The prison was surrounded by a barbed wire fence, 15ft high, while inside the fence was an electronic anti-escape device which had never previously been installed in a British prison.

The paper noted that the nearby RAF base operated helicopters "which prisoners contemplating absconding might think of using as a means of escape."

It went on: "Mr G G S Chambers, the Prison Governor, who was previously Governor of Stafford Prison, with characteristic forethought, has inquired of the RAF authorities what chance a prisoner might have of escaping by helicopter, but they have replied that a helicopter presents sufficient difficulty in flying to make such chance remote."

Of course no prisoner at Stoke Heath ever escaped by helicopter, although that is not to say there have not been escapes – five boys escaped in 1973.

In 1964 the first batch of between 20 and 30 prisoners arrived from Stafford, and were to be gradually increased to a maximum of 300, all serving sentences ranging from 18 months to four years.

Although Stoke Heath started as an adult prison, it was converted two years later to a Borstal – a type of juvenile detention centre which aimed to reform youngsters through trade training, education, and a work programme.

They were called Borstals because the first one was opened in the village of Borstal in Kent.

The Borstal system was abolished in the 1980s, superseded by Young Offender Institutions for 15 to 21-year-olds.

Stoke Heath became a YOI in 1988, and later underwent a big revamp.

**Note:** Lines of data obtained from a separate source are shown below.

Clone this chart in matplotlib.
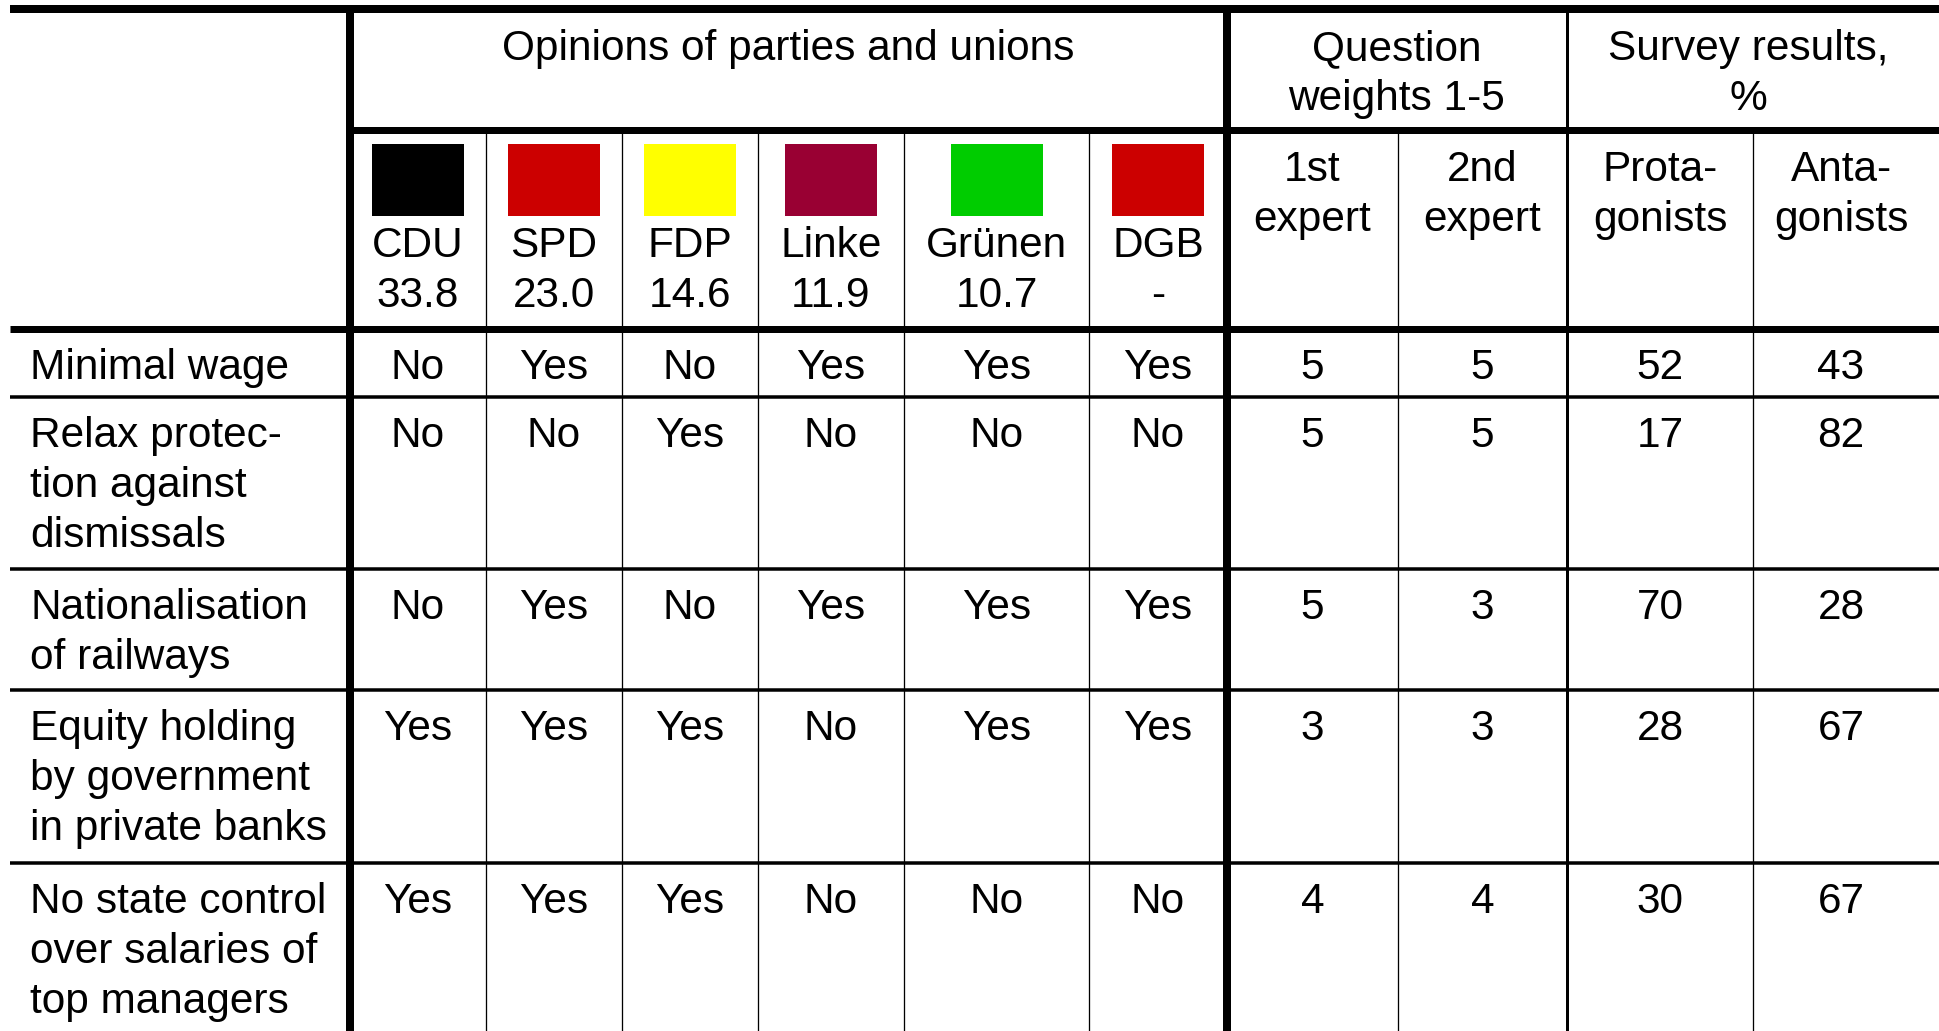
import matplotlib
matplotlib.use("Agg")
import matplotlib.pyplot as plt
from matplotlib.patches import Rectangle

plt.rcParams['font.family'] = ['Liberation Sans', 'DejaVu Sans']

# data
questions = ["Minimal wage",
             "Relax protec-\ntion against\ndismissals",
             "Nationalisation\nof railways",
             "Equity holding\nby government\nin private banks",
             "No state control\nover salaries of\ntop managers"]
parties = ["CDU", "SPD", "FDP", "Linke", "Grünen", "DGB"]
votes = ["33.8", "23.0", "14.6", "11.9", "10.7", "-"]
party_colors = ["#000000", "#cc0000", "#ffff00", "#990033", "#00cc00", "#cc0000"]
opinions = [["No", "Yes", "No", "Yes", "Yes", "Yes"],
            ["No", "No", "Yes", "No", "No", "No"],
            ["No", "Yes", "No", "Yes", "Yes", "Yes"],
            ["Yes", "Yes", "Yes", "No", "Yes", "Yes"],
            ["Yes", "Yes", "Yes", "No", "No", "No"]]
weight_1st = [5, 5, 5, 3, 4]
weight_2nd = [5, 5, 3, 3, 4]
protagonists = [52, 17, 70, 28, 30]
antagonists = [43, 82, 28, 67, 67]

groups = ["Opinions of parties and unions", "Question\nweights 1-5", "Survey results,\n%"]
subheads = ["1st\nexpert", "2nd\nexpert", "Prota-\ngonists", "Anta-\ngonists"]

# layout in pixels
W, H = 1939, 1031
col_x = [10, 350, 486, 622, 758, 904, 1089, 1227, 1398, 1567, 1753, 1929]
row_y = [329, 397, 569, 690, 863, 1031]
FS = 30.5
STEP = 50

fig = plt.figure(figsize=(W / 100, H / 100), dpi=100)
ax = fig.add_axes([0, 0, 1, 1])
ax.set_xlim(0, W)
ax.set_ylim(H, 0)
ax.axis('off')

def px(w):
    return w * 72 / 100

def put(x, y, s, ha='center'):
    for i, line in enumerate(s.split("\n")):
        ax.text(x, y + i * STEP, line, ha=ha, va='baseline', fontsize=FS, color='black')

def mid(i):
    return (col_x[i] + col_x[i + 1]) / 2

# lines
ax.plot([10, W], [9, 9], color='black', lw=px(8), solid_capstyle='butt')
ax.plot([350, W], [130, 130], color='black', lw=px(7), solid_capstyle='butt')
ax.plot([10, W], [row_y[0], row_y[0]], color='black', lw=px(7), solid_capstyle='butt')
for y in row_y[1:-1]:
    ax.plot([10, W], [y, y], color='black', lw=px(3.5), solid_capstyle='butt')
for x in [350, 1227]:
    ax.plot([x, x], [5, H], color='black', lw=px(8), solid_capstyle='butt')
ax.plot([1567, 1567], [5, H], color='black', lw=px(3), solid_capstyle='butt')
for x in col_x[2:7] + [1398, 1753]:
    ax.plot([x, x], [130, H], color='black', lw=px(1.3), solid_capstyle='butt')

# group headers
put((col_x[1] + col_x[7]) / 2, 60, groups[0])
put((col_x[7] + col_x[9]) / 2, 60, groups[1])
put((col_x[9] + col_x[11]) / 2, 60, groups[2])

# party headers
for j, (p, v, c) in enumerate(zip(parties, votes, party_colors)):
    cx = mid(j + 1)
    ax.add_patch(Rectangle((cx - 46, 144), 92, 72, facecolor=c, edgecolor='none'))
    put(cx, 257, p + "\n" + v)

for k, s in enumerate(subheads):
    put(mid(7 + k), 181, s)

# body
for i, q in enumerate(questions):
    by = row_y[i] + 50
    put(30, by, q, ha='left')
    for j, o in enumerate(opinions[i]):
        put(mid(j + 1), by, o)
    vals = [weight_1st[i], weight_2nd[i], protagonists[i], antagonists[i]]
    for k, v in enumerate(vals):
        put(mid(7 + k), by, str(v))

fig.savefig("out.png", dpi=100, facecolor='white')
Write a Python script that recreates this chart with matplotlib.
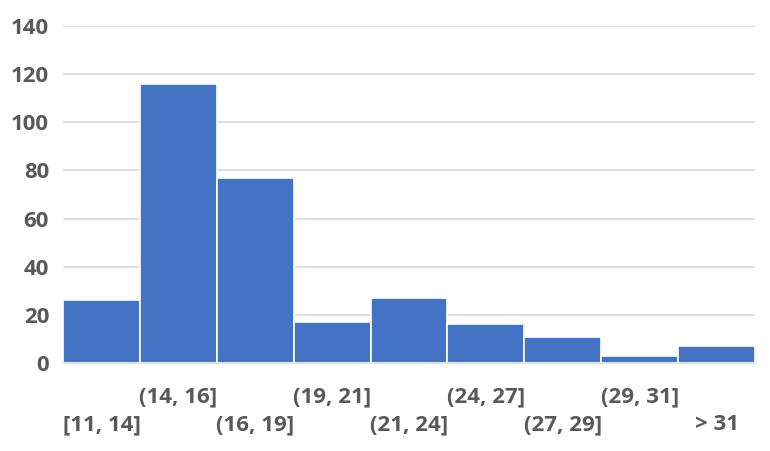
import matplotlib.pyplot as plt
import numpy as np

bins = ["[11, 14]", "(14, 16]", "(16, 19]", "(19, 21]", "(21, 24]",
        "(24, 27]", "(27, 29]", "(29, 31]", "> 31"]
counts = [26, 116, 77, 17, 27, 16, 11, 3, 7]
yticks = [0, 20, 40, 60, 80, 100, 120, 140]

plt.rcParams['font.family'] = ['Open Sans', 'DejaVu Sans']
label_color = "#595959"

fig = plt.figure(figsize=(7.7, 4.51), dpi=100)
ax = fig.add_axes([63 / 770, 1 - 363 / 451, (755 - 63) / 770, (363 - 26) / 451])

x = np.arange(len(bins))
ax.bar(x, counts, width=1.0, color="#4472C4", edgecolor="white", linewidth=1.2, zorder=3)

ax.set_xlim(-0.5, len(bins) - 0.5)
ax.set_ylim(0, 140)
ax.set_yticks(yticks)
ax.grid(axis="y", color="#d9d9d9", linewidth=1.2, zorder=0)
for s in ["left", "right", "top"]:
    ax.spines[s].set_visible(False)
ax.spines["bottom"].set_color("#d9d9d9")
ax.spines["bottom"].set_linewidth(1.2)

ax.tick_params(axis="both", length=0, labelsize=16, labelcolor=label_color)
ax.tick_params(axis="y", pad=10)
for lbl in ax.get_yticklabels():
    lbl.set_fontweight("bold")

ax.set_xticks(x)
ax.set_xticklabels(bins, fontweight="bold", va="center")
# staggered labels like Excel
for i, lbl in enumerate(ax.get_xticklabels()):
    if i % 2 == 0:
        lbl.set_y(-0.168)
    else:
        lbl.set_y(-0.085)

fig.savefig("out.png", dpi=100)
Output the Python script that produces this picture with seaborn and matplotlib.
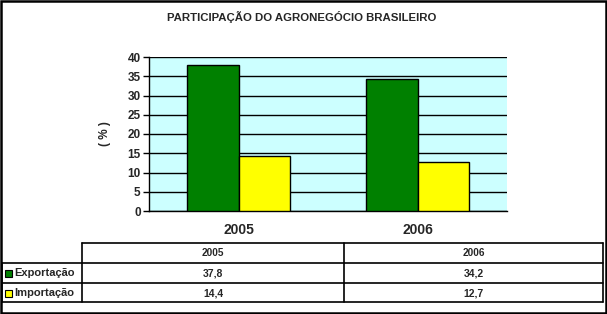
import matplotlib
matplotlib.use("Agg")
import matplotlib.pyplot as plt
import seaborn as sns
import pandas as pd
from matplotlib.patches import Rectangle
from matplotlib.lines import Line2D

# ---- data ----
anos = ["2005", "2006"]
series = ["Exportação", "Importação"]
exportacao = [37.8, 34.2]
importacao = [14.4, 12.7]
yticks = [0, 5, 10, 15, 20, 25, 30, 35, 40]
titulo = "PARTICIPAÇÃO DO AGRONEGÓCIO BRASILEIRO"
ylabel = "( % )"
cores = ["#008000", "#FFFF00"]

df = pd.DataFrame({
    "ano": anos * 2,
    "serie": [series[0]] * 2 + [series[1]] * 2,
    "valor": exportacao + importacao,
})

sns.set_style("white")
plt.rcParams["font.family"] = ["Liberation Sans", "DejaVu Sans"]
plt.rcParams["font.weight"] = "bold"

W, H = 607, 314
fig = plt.figure(figsize=(W / 100, H / 100), dpi=100)

# main axes (pixel-based placement)
x0, x1, ytop, ybot = 149, 507, 57, 211
ax = fig.add_axes([x0 / W, 1 - ybot / H, (x1 - x0) / W, (ybot - ytop) / H])
ax.set_facecolor("#CCFFFF")
sns.barplot(data=df, x="ano", y="valor", hue="serie", palette=cores,
            width=0.57, edgecolor="black", linewidth=1, ax=ax, legend=False,
            saturation=1, zorder=3)
ax.set_ylim(0, 40)
ax.set_xlim(-0.5, 1.5)
ax.set_yticks(yticks)
ax.set_yticklabels([str(v) for v in yticks], fontsize=8.5, fontweight="bold")
ax.yaxis.grid(True, color="black", linewidth=1)
ax.set_axisbelow(True)
ax.set_xticks([0, 1])
ax.set_xticklabels(anos, fontsize=10, fontweight="bold")
ax.set_xticks([-0.5, 0.5, 1.5], minor=True)
ax.tick_params(axis="x", which="major", length=0, pad=9)
ax.tick_params(axis="x", which="minor", length=4, width=1, color="black", direction="out")
ax.tick_params(axis="y", length=4, width=1, color="black", direction="out", pad=2, left=True)
ax.set_xlabel("")
ax.set_ylabel(ylabel, fontsize=8.5, fontweight="bold", labelpad=12)
for s in ["top", "right"]:
    ax.spines[s].set_visible(False)
for s in ["left", "bottom"]:
    ax.spines[s].set_color("black")
    ax.spines[s].set_linewidth(1)

# title
fig.text(302 / W, 1 - 17 / H, titulo, ha="center", va="center",
         fontsize=8.2, fontweight="bold")

# ---- data table (overlay axes in pixel coords) ----
tab = fig.add_axes([0, 0, 1, 1], facecolor="none")
tab.set_xlim(0, W)
tab.set_ylim(H, 0)
tab.axis("off")

cx = [2, 82, 344, 603]
ry = [243, 263, 283, 302]
lw = 1.2
# horizontal lines
tab.add_line(Line2D([cx[1], cx[3]], [ry[0], ry[0]], color="black", lw=lw))
for y in ry[1:]:
    tab.add_line(Line2D([cx[0], cx[3]], [y, y], color="black", lw=lw))
# vertical lines
tab.add_line(Line2D([cx[0], cx[0]], [ry[1], ry[3]], color="black", lw=lw))
for x in cx[1:]:
    tab.add_line(Line2D([x, x], [ry[0], ry[3]], color="black", lw=lw))

# header
for j, a in enumerate(anos):
    tab.text((cx[j + 1] + cx[j + 2]) / 2, (ry[0] + ry[1]) / 2 + 0.5, a,
             ha="center", va="center", fontsize=7.2, fontweight="bold")
# rows
valores = [exportacao, importacao]
for i, (nome, vals) in enumerate(zip(series, valores)):
    yc = (ry[i + 1] + ry[i + 2]) / 2 + 0.5
    tab.add_patch(Rectangle((5, yc - 3.5), 7, 7, facecolor=cores[i],
                            edgecolor="black", lw=0.8))
    tab.text(14, yc, nome, ha="left", va="center", fontsize=8, fontweight="bold")
    for j, v in enumerate(vals):
        tab.text((cx[j + 1] + cx[j + 2]) / 2, yc, f"{v:.1f}".replace(".", ","),
                 ha="center", va="center", fontsize=7.5, fontweight="bold")

# outer border
tab.add_patch(Rectangle((1, 1), W - 2, H - 2, facecolor="none",
                        edgecolor="black", lw=1.8))

fig.savefig("out.png", dpi=100)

By 1998 it had around 600 inmates, all serving sentences of up to four years.

The population included young offenders aged from 17 to 21 who were allocated to Stoke Heath from Merseyside, Manchester, or North Wales, and the institution also catered for juveniles aged from 15 to 17 from Wales, Shropshire, and Cheshire.

They had the chance to learn skills in industry, with Stoke Heath focusing particularly on engineering.

Life inside is no picnic though, and from time to time Stoke Heath has made headlines for the wrong reasons, including rooftop protests, disturbances, and violence.

In 2000 Stoke Heath was featured in a grim ITV fly-on-the-wall documentary about the realities behind bars for the institution's teenage inmates.

Sometimes it has been the staff themselves who have been unhappy – a few years ago prison officers complained that more money was being spent on educating inmates than on their own children in local schools.

As for numbers at Stoke Heath, a year ago there were reportedly 755 prisoners.